Mink: It's laughable that Lamar Jackson isn't ranked in the top 10 quarterbacks right now. Supposedly, the ESPN rankings are mostly based on rankings from more than 50 league executives/coaches/scouts/players. I would guess that players have Jackson ranked higher than the same executive/scouts who passed on Jackson back in 2018. To me, this is yet another case of old-school football evaluators being stuck on their version of what a quarterback should look like instead of seeing what a quarterback can look like. Jackson is a unique weapon and whenever there's something that breaks the mold, it gets extra scrutiny.
It's preposterous that Jackson is ranked below Deshaun Watson, for example, despite the fact that Watson hasn't played in over a year and Jackson has clearly bested him in one-on-one matchups. The same tired arguments that Jackson isn't equipped to lead comeback wins (despite the fact that he has done so numerous times) and wears down late in the year (despite a sterling December track record) were trotted out. But don't let facts get in the way of a regurgitated take.
Downing: After the addition of veteran Justin Houston last week, I don't expect the Ravens to add another outside linebacker. Houston filled the void of having a proven pass rusher, especially early in the season as Tyus Bowser works his way back from a torn Achilles. It's unknown exactly when Bowser and rookie David Ojabo (torn Achilles) will get back on the field, and there will likely be a ramp-up process once they do return to action. The Ravens will lean heavily on Houston during that time, and I expect him to improve on the 4.5 sacks he put up last season.
The other consideration at outside linebacker is that the Ravens have high hopes for second-year player Daelin Hayes. He essentially redshirted his rookie season because of injuries, but he showed great burst off the edge during offseason practices and looks poised to take a leap. Hayes will get opportunities to prove himself in camp and the preseason. An injury could certainly change the calculation in terms of the need to add another pass rusher. If the Ravens suffer an injury at outside linebacker, or see Bowser or Ojabo suffer a setback, then they may go back to the free-agent market to add valuable depth.

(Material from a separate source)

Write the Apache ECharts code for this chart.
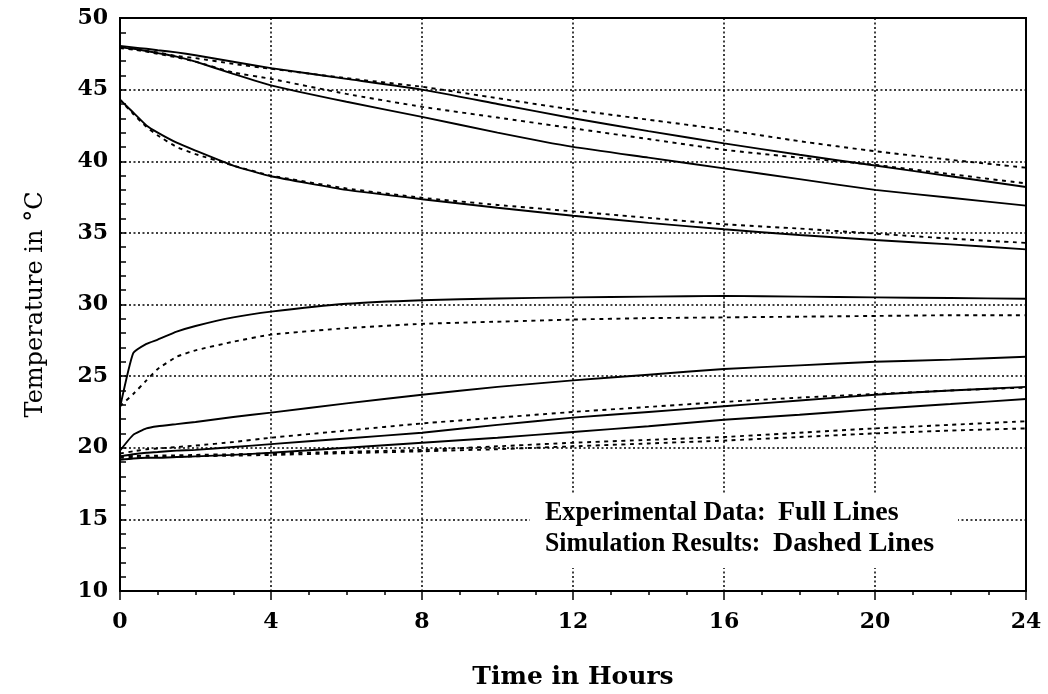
<!DOCTYPE html>
<html>
<head>
<meta charset="utf-8">
<script src="https://cdn.jsdelivr.net/npm/echarts@6/dist/echarts.min.js"></script>
<style>
html,body{margin:0;padding:0;background:#fff;}
#chart{width:1048px;height:694px;}
</style>
</head>
<body>
<div id="chart"></div>
<script>
// Time axis (hours) shared by all curves
const hours = [0, 0.35, 0.7, 1, 1.5, 2, 3, 4, 6, 8, 10, 12, 14, 16, 18, 20, 22, 24];

// Experimental data (full lines)
const exp1 = [48.05, 47.95, 47.85, 47.75, 47.6, 47.4, 46.95, 46.5, 45.75, 45.0, 44.0, 43.0, 42.1, 41.25, 40.45, 39.7, 38.95, 38.2];
const exp2 = [47.95, 47.85, 47.7, 47.55, 47.3, 46.95, 46.1, 45.3, 44.15, 43.1, 42.0, 41.0, 40.25, 39.5, 38.75, 38.0, 37.45, 36.9];
const exp3 = [44.3, 43.4, 42.5, 42.0, 41.3, 40.75, 39.7, 38.95, 38.0, 37.35, 36.75, 36.2, 35.7, 35.25, 34.85, 34.5, 34.2, 33.85];
const exp4 = [22.8, 26.6, 27.25, 27.55, 28.1, 28.5, 29.1, 29.5, 30.05, 30.3, 30.42, 30.5, 30.55, 30.6, 30.55, 30.5, 30.45, 30.4];
const exp5 = [19.8, 20.9, 21.35, 21.5, 21.65, 21.8, 22.15, 22.45, 23.1, 23.7, 24.25, 24.7, 25.1, 25.5, 25.75, 26.0, 26.15, 26.35];
const exp6 = [19.4, 19.55, 19.65, 19.7, 19.8, 19.85, 20.05, 20.25, 20.65, 21.05, 21.6, 22.1, 22.5, 22.9, 23.3, 23.7, 24.0, 24.25];
const exp7 = [19.15, 19.25, 19.3, 19.3, 19.35, 19.4, 19.5, 19.65, 20.0, 20.35, 20.7, 21.1, 21.5, 21.95, 22.3, 22.7, 23.05, 23.4];

// Simulation results (dashed lines)
const sim1 = [47.95, 47.85, 47.7, 47.6, 47.35, 47.2, 46.8, 46.45, 45.8, 45.2, 44.4, 43.6, 42.9, 42.2, 41.4, 40.7, 40.1, 39.55];
const sim2 = [47.9, 47.8, 47.65, 47.5, 47.25, 46.95, 46.2, 45.75, 44.7, 43.8, 43.05, 42.3, 41.55, 40.8, 40.25, 39.75, 39.1, 38.45];
const sim3 = [44.3, 43.3, 42.4, 41.8, 41.0, 40.5, 39.7, 39.0, 38.1, 37.45, 36.95, 36.5, 36.05, 35.6, 35.3, 34.95, 34.6, 34.3];
const sim4 = [22.9, 23.75, 24.7, 25.5, 26.35, 26.8, 27.4, 27.9, 28.35, 28.65, 28.8, 28.95, 29.05, 29.1, 29.15, 29.2, 29.25, 29.25];
const sim5 = [19.6, 19.75, 19.9, 19.95, 20.05, 20.15, 20.4, 20.7, 21.2, 21.7, 22.1, 22.5, 22.85, 23.2, 23.5, 23.75, 24.0, 24.2];
const sim6 = [19.4, 19.42, 19.44, 19.45, 19.47, 19.5, 19.55, 19.6, 19.72, 19.85, 20.1, 20.35, 20.55, 20.75, 21.05, 21.35, 21.6, 21.85];
const sim7 = [19.3, 19.32, 19.33, 19.35, 19.37, 19.4, 19.45, 19.5, 19.62, 19.75, 19.9, 20.1, 20.3, 20.5, 20.75, 21.0, 21.2, 21.35];

// Axis settings / labels
const xMin = 0, xMax = 24, xStep = 4;
const yMin = 10, yMax = 50, yStep = 5;
const xTitle = 'Time in Hours';
const yTitle = 'Temperature in \u00B0C';
const legendRow1 = ['Experimental Data:', 'Full Lines'];
const legendRow2 = ['Simulation Results:', 'Dashed Lines'];

const expSeries = [exp1, exp2, exp3, exp4, exp5, exp6, exp7];
const simSeries = [sim1, sim2, sim3, sim4, sim5, sim6, sim7];

function pairs(vals) { return hours.map((h, i) => [h, vals[i]]); }

const series = [];
expSeries.forEach((v, i) => series.push({
  name: 'exp' + (i + 1), type: 'line', data: pairs(v), showSymbol: false, smooth: 0.15,
  lineStyle: { color: '#000', width: 1.9, type: 'solid' }, z: 5, silent: true
}));
simSeries.forEach((v, i) => series.push({
  name: 'sim' + (i + 1), type: 'line', data: pairs(v), showSymbol: false, smooth: 0.15,
  lineStyle: { color: '#000', width: 1.9, type: [4, 4.5] }, z: 4, silent: true
}));

const tickFont = { fontFamily: 'DejaVu Serif', fontWeight: 'bold', fontSize: 22, color: '#000' };
const gridDots = { show: true, lineStyle: { color: '#000', width: 1.5, type: [2, 2.5] } };
const legendFont = 'bold 28px "Liberation Serif"';

const chart = echarts.init(document.getElementById('chart'), null, { renderer: 'canvas' });
chart.setOption({
  backgroundColor: '#fff',
  animation: false,
  grid: { left: 120, right: 22, top: 18, bottom: 103, containLabel: false, outerBoundsMode: 'none',
          show: true, borderColor: '#000', borderWidth: 2, backgroundColor: 'transparent' },
  xAxis: {
    type: 'value', min: xMin, max: xMax, interval: xStep,
    name: xTitle, nameLocation: 'middle', nameGap: 74,
    nameTextStyle: { fontFamily: 'DejaVu Serif', fontWeight: 'bold', fontSize: 25, color: '#000' },
    axisLine: { show: true, lineStyle: { color: '#000', width: 2 } },
    axisTick: { show: true, inside: false, length: 9, lineStyle: { color: '#000', width: 1.5 } },
    minorTick: { show: true, splitNumber: 4, length: 4, lineStyle: { color: '#000', width: 1.5 } },
    axisLabel: Object.assign({ margin: 20 }, tickFont),
    splitLine: gridDots
  },
  yAxis: {
    type: 'value', min: yMin, max: yMax, interval: yStep,
    name: yTitle, nameLocation: 'middle', nameGap: 72, nameRotate: 90,
    nameTextStyle: { fontFamily: 'DejaVu Serif', fontWeight: 'normal', fontSize: 24, color: '#000' },
    axisLine: { show: true, lineStyle: { color: '#000', width: 2 } },
    axisTick: { show: true, inside: true, length: 6, lineStyle: { color: '#000', width: 1.5 } },
    minorTick: { show: true, splitNumber: 5, length: 6, lineStyle: { color: '#000', width: 1.5 } },
    axisLabel: Object.assign({ margin: 12 }, tickFont),
    splitLine: gridDots
  },
  graphic: [
    { type: 'rect', left: 530, top: 494, shape: { width: 428, height: 74 }, style: { fill: '#fff' }, z: 50, silent: true },
    { type: 'text', x: 545, y: 499, scaleX: 0.93, z: 51, style: { text: legendRow1[0], font: legendFont, fill: '#000' } },
    { type: 'text', x: 778, y: 499, z: 51, style: { text: legendRow1[1], font: legendFont, fill: '#000' } },
    { type: 'text', x: 545, y: 530, scaleX: 0.92, z: 51, style: { text: legendRow2[0], font: legendFont, fill: '#000' } },
    { type: 'text', x: 773, y: 530, z: 51, style: { text: legendRow2[1], font: legendFont, fill: '#000' } }
  ],
  series: series
});
</script>
</body>
</html>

Mink: Kyle Hamilton can fit in at multiple spots and I expect him to do so. He's rangy enough to play deep safety and try to shut down the downfield passing attack. He's big enough and vicious enough to play near the line of scrimmage in more of a box safety role. He's athletic enough to play in the slot, matching up against tight ends or big slot receivers. I expect that the Ravens will not lock him into one kind of role and Hamilton already said that during rookie minicamp he had a lot on his plate. The Ravens have been very pleased with what they've seen from their rookie first-round pick and plan to utilize his rare traits.
Downing: J.K. Dobbins and Gus Edwards both spent time rehabbing at the team facility during the offseason, but they have yet to practice. The Ravens have said they will take it slow in their recoveries and won't rush them back onto the field, so their practice absence isn't an indication that they're behind schedule. Last year showed that the timelines for knee injuries can be difficult to predict, and Head Coach John Harbaugh has been reluctant to provide definitive timetables for their return. He told reporters during minicamp last month: "They're all on schedule, but what is the schedule?"
Harbaugh did say Dobbins is pushing to practice, but that he and Edwards "have work to do still." The Ravens would love to have Dobbins and Edwards on the field at the start of training camp, but the real priority is to have them ready for the season. The Ravens added insurance at running back with the addition of veteran Mike Davis and rookie Tyler Badie, so they have depth in case Dobbins or Edwards take longer in their recoveries than expected. The Ravens will rely on their running game in a big way again this year, so they want to make sure that they top two ball carriers are full strength once they get back on the field for game action.